*Dataset content*
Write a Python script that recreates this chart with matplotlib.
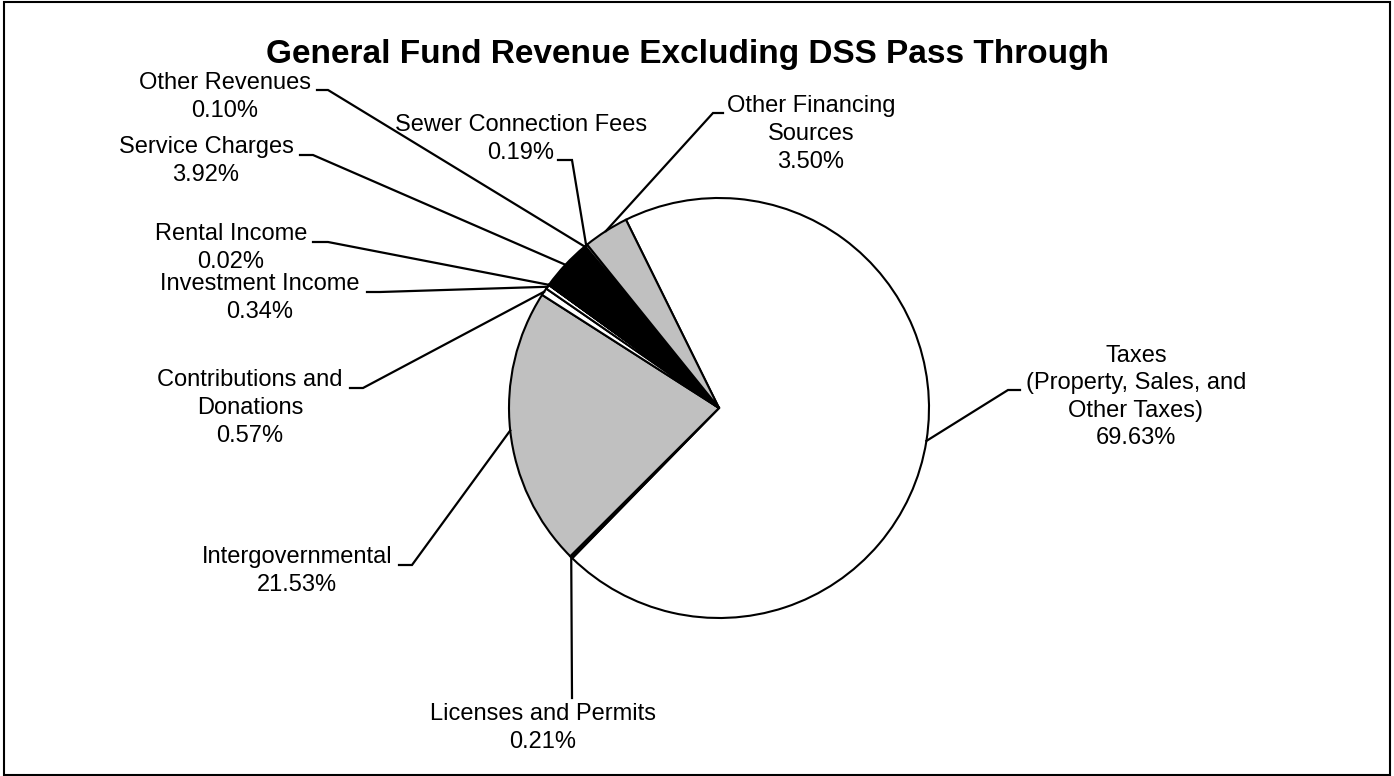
import numpy as np
import matplotlib as mpl
mpl.use("Agg")
import matplotlib.pyplot as plt
from matplotlib.patches import Rectangle

plt.rcParams["font.family"] = ["Liberation Sans", "DejaVu Sans"]

W, H = 1394, 776

# slices, in drawing order (clockwise from the top-left edge of Taxes)
names = ["Taxes\n(Property, Sales, and\nOther Taxes)", "Licenses and Permits", "Intergovernmental",
         "Contributions and\nDonations", "Investment Income", "Rental Income", "Service Charges",
         "Other Revenues", "Sewer Connection Fees", "Other Financing\nSources"]
shares = [69.63, 0.21, 21.53, 0.57, 0.34, 0.02, 3.92, 0.10, 0.19, 3.50]
fills = ["white", "black", "#c0c0c0", "white", "white", "#c0c0c0", "black", "white", "#c0c0c0", "#c0c0c0"]

# label layout in image pixels: block centre, stub (near end, far end)
lab_xy = [(1136, 397), (543, 728), (297, 571), (250, 408), (260, 298),
          (231, 248), (206, 161), (225, 97), (521, 139), (811, 134)]
stubs = [((1020, 390), (1008, 390)), ((572, 698), (572, 698)), ((399, 565), (412, 565)),
         ((350, 388), (363, 388)), ((367, 292), (380, 292)), ((313, 242), (328, 242)),
         ((300, 155), (313, 155)), ((317, 90), (328, 90)), ((558, 160), (572, 160)),
         ((723, 113), (713, 113))]

CX, CY, R = 719, 408, 210

fig = plt.figure(figsize=(W / 100, H / 100), dpi=100)
ax = fig.add_axes([0, 0, 1, 1])

wedges, _ = ax.pie(shares, colors=fills, startangle=116.3, counterclock=False,
                   center=(CX, H - CY), radius=R,
                   wedgeprops=dict(edgecolor="black", linewidth=1.5))

for w, name, val, (tx, ty), (s0, s1) in zip(wedges, names, shares, lab_xy, stubs):
    mid = np.deg2rad((w.theta1 + w.theta2) / 2)
    px, py = CX + R * np.cos(mid), (H - CY) + R * np.sin(mid)
    ax.plot([s0[0], s1[0], px], [H - s0[1], H - s1[1], py], color="black", lw=1.6,
            solid_joinstyle="miter", zorder=5)
    ax.text(tx, H - ty, "%s\n%.2f%%" % (name, val), ha="center", va="center",
            fontsize=17, linespacing=1.33)

ax.text(687, H - 55, "General Fund Revenue Excluding DSS Pass Through", ha="center",
        va="center", fontsize=24, fontweight="bold")

ax.add_patch(Rectangle((4, 1), W - 8, H - 3, fill=False, edgecolor="black", lw=1.5))

ax.set_xlim(0, W)
ax.set_ylim(0, H)
ax.set_aspect("auto")
ax.set_axis_off()

fig.savefig("out.png", dpi=100, facecolor="white")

*Task statement*
Reproduce the data above word for word from its first line through the line that holds "W, H = 1394, 776", both ends included; skip pictures.

*Result*
Write a Python script that recreates this chart with matplotlib.
import numpy as np
import matplotlib as mpl
mpl.use("Agg")
import matplotlib.pyplot as plt
from matplotlib.patches import Rectangle

plt.rcParams["font.family"] = ["Liberation Sans", "DejaVu Sans"]

W, H = 1394, 776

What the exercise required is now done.